Aim of the exercise » Exclude pictures. Extract exactly the lines from the one that contains "Rebuild this chart" down to the one that contains "from bokeh.resources import INLINE", both included.

::::

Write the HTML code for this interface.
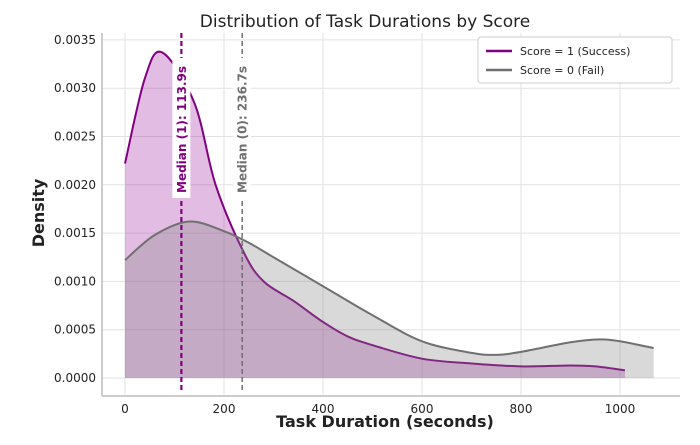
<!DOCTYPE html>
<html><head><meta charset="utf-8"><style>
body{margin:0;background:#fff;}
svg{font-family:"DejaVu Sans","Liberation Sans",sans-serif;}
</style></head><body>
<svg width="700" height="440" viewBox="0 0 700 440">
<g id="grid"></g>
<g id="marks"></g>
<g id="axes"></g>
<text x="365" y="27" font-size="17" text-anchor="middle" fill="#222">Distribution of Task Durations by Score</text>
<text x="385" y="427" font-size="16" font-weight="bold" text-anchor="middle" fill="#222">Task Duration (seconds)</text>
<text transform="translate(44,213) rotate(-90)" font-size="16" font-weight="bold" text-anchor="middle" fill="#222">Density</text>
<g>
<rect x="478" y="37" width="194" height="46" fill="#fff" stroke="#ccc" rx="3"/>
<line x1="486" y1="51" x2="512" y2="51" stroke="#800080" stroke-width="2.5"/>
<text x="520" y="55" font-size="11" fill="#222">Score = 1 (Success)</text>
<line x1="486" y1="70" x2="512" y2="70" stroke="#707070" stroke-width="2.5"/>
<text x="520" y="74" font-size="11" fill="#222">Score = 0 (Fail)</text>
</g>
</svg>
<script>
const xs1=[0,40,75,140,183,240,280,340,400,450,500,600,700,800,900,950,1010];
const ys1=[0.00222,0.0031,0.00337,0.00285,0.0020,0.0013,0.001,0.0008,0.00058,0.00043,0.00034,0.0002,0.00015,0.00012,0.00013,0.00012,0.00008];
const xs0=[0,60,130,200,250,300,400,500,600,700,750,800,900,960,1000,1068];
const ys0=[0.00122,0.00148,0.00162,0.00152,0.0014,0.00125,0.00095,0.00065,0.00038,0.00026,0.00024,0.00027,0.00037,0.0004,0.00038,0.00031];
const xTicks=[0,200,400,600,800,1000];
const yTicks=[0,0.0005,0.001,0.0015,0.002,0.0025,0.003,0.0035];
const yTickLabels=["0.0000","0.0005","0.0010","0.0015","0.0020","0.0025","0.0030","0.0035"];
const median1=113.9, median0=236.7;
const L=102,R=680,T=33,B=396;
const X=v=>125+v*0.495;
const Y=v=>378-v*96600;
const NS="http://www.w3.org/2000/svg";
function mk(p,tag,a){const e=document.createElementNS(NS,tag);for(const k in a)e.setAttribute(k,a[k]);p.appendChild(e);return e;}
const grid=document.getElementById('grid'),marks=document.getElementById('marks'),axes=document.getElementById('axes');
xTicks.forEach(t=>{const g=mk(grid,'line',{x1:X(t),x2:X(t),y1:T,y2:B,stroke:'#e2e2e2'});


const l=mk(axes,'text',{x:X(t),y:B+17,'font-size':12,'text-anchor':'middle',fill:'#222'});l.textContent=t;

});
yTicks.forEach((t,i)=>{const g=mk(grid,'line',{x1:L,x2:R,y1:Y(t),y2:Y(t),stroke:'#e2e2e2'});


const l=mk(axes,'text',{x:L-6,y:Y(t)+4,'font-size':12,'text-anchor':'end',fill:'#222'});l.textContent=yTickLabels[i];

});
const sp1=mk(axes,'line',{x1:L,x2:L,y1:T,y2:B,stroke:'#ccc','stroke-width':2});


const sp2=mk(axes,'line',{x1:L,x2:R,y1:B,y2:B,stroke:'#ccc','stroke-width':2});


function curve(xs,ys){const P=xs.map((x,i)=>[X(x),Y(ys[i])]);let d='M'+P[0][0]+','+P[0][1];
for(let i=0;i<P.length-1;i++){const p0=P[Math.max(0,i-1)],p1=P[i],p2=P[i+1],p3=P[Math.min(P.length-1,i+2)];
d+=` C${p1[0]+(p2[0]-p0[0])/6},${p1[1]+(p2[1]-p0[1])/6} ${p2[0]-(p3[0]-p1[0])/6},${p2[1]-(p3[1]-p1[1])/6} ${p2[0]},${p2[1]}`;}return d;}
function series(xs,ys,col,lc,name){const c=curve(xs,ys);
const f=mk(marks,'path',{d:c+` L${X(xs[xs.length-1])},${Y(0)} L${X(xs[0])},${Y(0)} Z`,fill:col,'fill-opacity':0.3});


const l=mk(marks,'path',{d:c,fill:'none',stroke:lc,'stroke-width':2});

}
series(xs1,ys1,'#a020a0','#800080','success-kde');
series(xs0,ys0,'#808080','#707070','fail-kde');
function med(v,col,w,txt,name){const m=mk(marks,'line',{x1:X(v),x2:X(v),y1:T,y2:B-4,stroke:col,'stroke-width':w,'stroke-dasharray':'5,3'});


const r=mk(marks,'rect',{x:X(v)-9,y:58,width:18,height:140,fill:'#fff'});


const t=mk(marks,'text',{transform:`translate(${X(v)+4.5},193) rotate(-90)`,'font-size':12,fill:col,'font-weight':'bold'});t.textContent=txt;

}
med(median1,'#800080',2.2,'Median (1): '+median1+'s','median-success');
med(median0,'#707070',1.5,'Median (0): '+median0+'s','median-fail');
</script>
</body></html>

::::

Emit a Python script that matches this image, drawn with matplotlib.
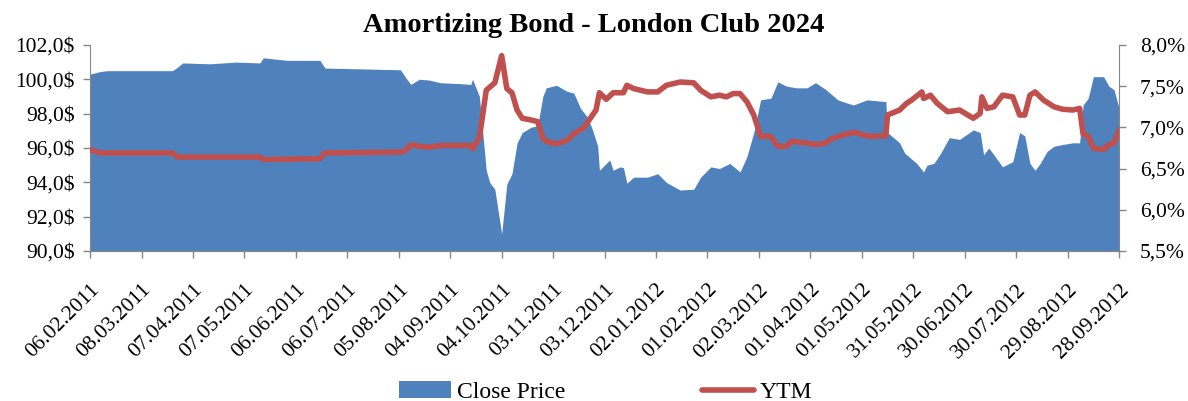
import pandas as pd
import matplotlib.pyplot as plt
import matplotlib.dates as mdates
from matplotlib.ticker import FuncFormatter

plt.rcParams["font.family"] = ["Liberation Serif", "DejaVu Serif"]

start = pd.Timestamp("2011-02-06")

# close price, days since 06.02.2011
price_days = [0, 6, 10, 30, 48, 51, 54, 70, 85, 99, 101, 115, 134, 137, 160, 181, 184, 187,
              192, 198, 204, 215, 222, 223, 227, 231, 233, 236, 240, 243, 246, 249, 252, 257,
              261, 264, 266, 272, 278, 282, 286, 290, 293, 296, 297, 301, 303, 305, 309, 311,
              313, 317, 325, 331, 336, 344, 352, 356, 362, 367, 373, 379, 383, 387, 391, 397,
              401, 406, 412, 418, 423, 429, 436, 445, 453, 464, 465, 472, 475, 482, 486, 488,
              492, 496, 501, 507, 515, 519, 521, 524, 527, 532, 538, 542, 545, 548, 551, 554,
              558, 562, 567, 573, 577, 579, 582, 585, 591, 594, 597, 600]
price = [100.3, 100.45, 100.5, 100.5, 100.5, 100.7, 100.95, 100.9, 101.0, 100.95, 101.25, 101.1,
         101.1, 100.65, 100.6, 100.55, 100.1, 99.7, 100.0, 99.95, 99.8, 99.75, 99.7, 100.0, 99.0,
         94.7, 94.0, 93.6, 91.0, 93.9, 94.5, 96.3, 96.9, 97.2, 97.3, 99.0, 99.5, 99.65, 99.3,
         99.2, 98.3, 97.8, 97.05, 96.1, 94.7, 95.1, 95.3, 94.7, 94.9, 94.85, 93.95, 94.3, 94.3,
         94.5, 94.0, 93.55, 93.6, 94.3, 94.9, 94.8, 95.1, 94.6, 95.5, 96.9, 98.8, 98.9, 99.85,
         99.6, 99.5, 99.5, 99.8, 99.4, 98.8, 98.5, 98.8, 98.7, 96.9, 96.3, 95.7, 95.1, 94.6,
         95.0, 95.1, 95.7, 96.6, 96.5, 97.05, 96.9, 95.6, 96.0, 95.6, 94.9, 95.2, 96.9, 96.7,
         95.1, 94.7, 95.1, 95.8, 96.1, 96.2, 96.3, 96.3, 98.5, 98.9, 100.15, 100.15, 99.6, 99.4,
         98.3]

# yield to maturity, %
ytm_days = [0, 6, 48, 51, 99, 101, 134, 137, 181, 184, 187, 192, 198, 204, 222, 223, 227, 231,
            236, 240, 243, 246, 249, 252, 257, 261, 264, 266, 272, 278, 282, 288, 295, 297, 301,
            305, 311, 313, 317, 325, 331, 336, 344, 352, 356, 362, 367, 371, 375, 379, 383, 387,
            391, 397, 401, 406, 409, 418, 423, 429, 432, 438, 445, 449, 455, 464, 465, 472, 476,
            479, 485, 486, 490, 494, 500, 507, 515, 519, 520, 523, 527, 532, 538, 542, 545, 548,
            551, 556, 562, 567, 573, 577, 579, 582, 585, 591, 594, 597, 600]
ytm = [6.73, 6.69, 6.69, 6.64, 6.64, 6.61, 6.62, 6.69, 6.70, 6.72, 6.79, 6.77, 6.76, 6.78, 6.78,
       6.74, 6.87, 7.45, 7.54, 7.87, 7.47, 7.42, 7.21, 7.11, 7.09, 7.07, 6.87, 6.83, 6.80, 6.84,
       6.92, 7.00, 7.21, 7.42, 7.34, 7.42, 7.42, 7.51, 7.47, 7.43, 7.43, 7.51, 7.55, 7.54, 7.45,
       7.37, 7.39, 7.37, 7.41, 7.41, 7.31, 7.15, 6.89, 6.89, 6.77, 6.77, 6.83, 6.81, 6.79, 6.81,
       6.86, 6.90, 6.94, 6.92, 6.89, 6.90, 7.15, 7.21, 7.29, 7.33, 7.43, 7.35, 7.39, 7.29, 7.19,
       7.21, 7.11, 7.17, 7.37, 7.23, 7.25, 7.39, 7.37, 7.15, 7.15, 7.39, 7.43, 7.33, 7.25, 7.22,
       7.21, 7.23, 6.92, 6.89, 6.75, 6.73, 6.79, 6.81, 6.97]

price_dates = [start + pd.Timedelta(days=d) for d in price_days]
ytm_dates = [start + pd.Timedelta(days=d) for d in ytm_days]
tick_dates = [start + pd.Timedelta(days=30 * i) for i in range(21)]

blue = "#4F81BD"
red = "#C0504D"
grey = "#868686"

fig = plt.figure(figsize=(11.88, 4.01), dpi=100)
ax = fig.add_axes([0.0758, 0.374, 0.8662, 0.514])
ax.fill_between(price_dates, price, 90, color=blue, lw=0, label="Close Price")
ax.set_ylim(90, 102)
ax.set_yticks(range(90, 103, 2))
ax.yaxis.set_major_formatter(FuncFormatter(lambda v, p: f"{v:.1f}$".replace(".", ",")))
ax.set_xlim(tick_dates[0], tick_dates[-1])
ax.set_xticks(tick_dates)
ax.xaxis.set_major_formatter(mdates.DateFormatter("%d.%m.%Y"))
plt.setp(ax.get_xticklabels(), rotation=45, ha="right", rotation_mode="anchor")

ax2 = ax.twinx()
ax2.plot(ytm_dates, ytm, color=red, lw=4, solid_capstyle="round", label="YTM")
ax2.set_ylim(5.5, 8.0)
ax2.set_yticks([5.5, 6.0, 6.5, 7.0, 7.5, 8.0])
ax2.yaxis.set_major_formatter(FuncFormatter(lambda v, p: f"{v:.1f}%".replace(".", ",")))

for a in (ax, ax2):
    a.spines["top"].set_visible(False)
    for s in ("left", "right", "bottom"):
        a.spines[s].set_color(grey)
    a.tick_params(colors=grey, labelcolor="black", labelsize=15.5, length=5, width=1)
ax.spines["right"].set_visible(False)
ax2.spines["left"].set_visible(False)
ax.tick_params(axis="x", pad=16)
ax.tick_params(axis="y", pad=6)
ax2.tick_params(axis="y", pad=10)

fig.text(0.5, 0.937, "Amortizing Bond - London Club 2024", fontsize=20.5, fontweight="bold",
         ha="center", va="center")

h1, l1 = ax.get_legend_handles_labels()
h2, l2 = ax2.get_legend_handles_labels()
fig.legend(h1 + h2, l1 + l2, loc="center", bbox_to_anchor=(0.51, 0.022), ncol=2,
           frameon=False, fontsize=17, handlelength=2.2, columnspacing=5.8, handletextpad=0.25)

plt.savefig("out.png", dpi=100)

::::

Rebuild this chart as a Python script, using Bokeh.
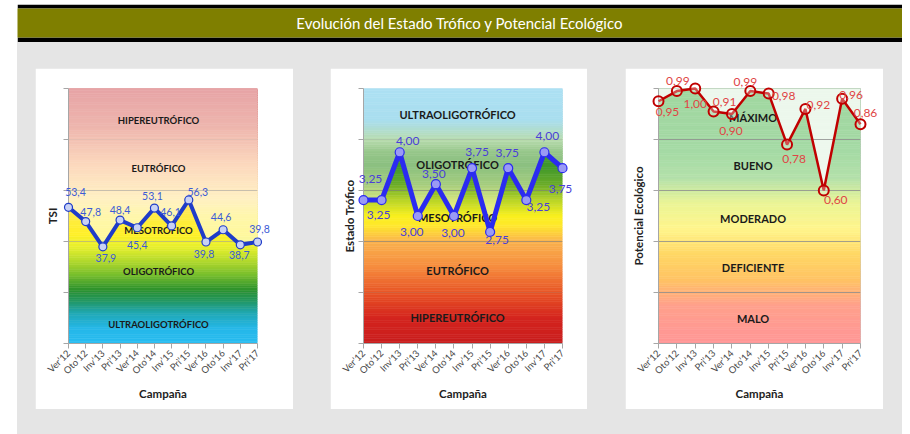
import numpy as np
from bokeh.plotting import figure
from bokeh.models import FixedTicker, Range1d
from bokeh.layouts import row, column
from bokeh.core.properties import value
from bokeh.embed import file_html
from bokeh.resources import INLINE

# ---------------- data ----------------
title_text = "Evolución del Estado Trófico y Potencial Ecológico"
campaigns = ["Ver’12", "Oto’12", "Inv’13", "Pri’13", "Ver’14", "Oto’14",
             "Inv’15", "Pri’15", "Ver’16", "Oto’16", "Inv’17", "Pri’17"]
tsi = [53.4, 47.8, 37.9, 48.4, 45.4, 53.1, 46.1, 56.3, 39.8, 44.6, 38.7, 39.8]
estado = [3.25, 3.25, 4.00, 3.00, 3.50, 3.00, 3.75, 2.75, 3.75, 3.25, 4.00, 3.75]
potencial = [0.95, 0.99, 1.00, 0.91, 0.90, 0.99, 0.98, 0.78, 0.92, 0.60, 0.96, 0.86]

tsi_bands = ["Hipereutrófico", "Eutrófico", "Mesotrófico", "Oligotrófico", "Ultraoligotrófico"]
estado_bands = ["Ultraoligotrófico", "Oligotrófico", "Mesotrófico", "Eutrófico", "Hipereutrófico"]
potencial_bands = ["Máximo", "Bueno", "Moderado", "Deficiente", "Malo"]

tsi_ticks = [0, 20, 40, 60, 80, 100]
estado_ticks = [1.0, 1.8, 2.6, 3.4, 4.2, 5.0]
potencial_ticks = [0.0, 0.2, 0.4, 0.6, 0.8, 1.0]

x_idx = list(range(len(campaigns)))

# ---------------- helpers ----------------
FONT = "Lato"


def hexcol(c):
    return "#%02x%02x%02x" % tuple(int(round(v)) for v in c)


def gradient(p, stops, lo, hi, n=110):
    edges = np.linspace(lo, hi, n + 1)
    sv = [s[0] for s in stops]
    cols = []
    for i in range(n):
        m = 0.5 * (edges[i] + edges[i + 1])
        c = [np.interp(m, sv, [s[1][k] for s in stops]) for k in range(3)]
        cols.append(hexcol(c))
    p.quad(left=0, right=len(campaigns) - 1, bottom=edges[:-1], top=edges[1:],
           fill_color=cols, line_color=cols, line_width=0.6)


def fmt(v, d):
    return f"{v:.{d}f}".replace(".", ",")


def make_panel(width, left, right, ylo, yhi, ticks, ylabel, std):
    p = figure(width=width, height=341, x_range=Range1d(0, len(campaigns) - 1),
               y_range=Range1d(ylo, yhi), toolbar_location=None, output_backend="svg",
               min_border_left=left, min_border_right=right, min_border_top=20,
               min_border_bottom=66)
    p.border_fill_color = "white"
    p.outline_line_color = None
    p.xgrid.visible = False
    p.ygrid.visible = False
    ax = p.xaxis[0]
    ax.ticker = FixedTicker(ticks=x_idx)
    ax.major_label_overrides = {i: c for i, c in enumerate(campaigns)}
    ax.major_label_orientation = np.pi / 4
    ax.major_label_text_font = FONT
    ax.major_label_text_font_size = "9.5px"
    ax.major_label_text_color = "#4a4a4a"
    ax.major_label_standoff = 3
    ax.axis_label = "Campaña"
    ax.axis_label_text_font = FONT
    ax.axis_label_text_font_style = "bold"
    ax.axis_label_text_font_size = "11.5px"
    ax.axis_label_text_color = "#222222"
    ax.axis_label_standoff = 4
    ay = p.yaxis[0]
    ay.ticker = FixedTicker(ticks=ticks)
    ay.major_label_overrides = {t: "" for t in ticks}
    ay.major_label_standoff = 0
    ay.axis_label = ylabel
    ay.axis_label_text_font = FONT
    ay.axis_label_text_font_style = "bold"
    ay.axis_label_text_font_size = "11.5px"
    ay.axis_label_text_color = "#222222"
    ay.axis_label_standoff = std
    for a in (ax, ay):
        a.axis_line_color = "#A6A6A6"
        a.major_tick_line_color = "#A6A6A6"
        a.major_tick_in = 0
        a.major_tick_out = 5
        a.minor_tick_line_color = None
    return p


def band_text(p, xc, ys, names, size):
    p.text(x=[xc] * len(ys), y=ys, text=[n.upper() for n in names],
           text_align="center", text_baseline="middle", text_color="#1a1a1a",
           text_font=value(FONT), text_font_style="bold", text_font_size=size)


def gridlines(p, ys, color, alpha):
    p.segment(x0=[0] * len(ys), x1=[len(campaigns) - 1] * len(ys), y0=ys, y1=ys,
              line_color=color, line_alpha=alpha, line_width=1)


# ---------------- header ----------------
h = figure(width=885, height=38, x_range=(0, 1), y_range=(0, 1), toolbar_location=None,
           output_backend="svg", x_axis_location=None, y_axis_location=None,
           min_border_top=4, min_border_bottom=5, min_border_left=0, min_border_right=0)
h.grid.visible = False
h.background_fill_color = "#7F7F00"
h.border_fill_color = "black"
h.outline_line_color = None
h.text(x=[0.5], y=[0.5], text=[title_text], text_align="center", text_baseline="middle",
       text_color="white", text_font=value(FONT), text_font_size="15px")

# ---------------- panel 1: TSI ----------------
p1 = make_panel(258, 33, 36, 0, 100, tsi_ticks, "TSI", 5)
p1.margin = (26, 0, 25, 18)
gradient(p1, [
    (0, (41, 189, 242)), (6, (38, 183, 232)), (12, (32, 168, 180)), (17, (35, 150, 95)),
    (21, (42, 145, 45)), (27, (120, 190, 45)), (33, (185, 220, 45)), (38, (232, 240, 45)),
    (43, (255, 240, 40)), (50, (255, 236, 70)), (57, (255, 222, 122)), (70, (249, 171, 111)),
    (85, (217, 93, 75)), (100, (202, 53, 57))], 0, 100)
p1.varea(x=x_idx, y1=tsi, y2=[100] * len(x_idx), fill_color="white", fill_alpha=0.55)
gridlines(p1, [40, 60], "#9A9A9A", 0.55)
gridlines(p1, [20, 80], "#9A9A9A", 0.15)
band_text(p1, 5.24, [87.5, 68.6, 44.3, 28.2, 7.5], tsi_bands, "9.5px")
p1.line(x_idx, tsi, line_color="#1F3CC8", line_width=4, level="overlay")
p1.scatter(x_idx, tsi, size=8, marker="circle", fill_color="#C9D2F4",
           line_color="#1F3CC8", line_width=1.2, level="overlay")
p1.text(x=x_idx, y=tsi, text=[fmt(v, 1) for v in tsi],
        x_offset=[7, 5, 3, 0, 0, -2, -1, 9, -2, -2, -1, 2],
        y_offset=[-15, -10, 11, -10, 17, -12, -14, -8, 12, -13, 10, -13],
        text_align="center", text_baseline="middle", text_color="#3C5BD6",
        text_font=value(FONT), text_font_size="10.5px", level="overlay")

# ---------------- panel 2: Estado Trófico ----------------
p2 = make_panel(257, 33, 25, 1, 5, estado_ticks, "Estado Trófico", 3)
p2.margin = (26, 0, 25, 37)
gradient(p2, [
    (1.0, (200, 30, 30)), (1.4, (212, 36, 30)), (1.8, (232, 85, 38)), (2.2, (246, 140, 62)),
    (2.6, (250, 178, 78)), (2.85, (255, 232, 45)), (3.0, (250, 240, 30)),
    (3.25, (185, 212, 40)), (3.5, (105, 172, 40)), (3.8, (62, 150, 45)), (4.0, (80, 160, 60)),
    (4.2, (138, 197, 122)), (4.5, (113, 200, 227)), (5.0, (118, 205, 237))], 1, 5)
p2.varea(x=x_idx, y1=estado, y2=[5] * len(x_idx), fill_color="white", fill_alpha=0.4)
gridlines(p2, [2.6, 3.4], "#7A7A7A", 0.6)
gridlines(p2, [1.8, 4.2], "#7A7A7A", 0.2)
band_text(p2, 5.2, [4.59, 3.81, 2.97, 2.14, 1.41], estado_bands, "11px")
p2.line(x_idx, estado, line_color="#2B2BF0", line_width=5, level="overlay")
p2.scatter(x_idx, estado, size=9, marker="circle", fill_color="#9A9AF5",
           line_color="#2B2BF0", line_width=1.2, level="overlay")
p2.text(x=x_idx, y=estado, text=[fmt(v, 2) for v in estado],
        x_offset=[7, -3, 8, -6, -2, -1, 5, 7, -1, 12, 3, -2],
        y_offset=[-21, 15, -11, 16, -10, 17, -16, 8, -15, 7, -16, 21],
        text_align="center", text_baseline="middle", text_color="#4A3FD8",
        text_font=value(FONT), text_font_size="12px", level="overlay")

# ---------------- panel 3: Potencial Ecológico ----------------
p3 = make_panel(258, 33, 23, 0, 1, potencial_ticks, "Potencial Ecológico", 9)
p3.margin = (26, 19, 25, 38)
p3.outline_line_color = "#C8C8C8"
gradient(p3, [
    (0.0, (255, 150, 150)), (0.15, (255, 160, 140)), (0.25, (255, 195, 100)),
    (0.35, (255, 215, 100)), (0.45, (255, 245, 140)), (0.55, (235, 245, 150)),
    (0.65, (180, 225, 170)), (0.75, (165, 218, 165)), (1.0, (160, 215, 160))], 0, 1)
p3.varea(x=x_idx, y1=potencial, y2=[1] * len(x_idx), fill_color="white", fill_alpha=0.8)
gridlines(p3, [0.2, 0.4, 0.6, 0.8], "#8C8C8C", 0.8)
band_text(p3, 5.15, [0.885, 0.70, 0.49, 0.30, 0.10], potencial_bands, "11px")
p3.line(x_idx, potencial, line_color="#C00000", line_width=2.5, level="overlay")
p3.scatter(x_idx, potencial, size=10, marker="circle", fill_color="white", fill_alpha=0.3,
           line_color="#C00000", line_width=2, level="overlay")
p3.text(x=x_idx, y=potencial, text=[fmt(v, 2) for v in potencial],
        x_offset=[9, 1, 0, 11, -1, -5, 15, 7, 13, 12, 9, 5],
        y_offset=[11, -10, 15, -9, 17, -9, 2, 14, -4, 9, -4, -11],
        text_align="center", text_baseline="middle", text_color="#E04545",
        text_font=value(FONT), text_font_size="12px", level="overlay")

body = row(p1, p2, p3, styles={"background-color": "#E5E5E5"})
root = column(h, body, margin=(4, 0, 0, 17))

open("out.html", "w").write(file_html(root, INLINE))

::::

Solution to the exercise »
Rebuild this chart as a Python script, using Bokeh.
import numpy as np
from bokeh.plotting import figure
from bokeh.models import FixedTicker, Range1d
from bokeh.layouts import row, column
from bokeh.core.properties import value
from bokeh.embed import file_html
from bokeh.resources import INLINE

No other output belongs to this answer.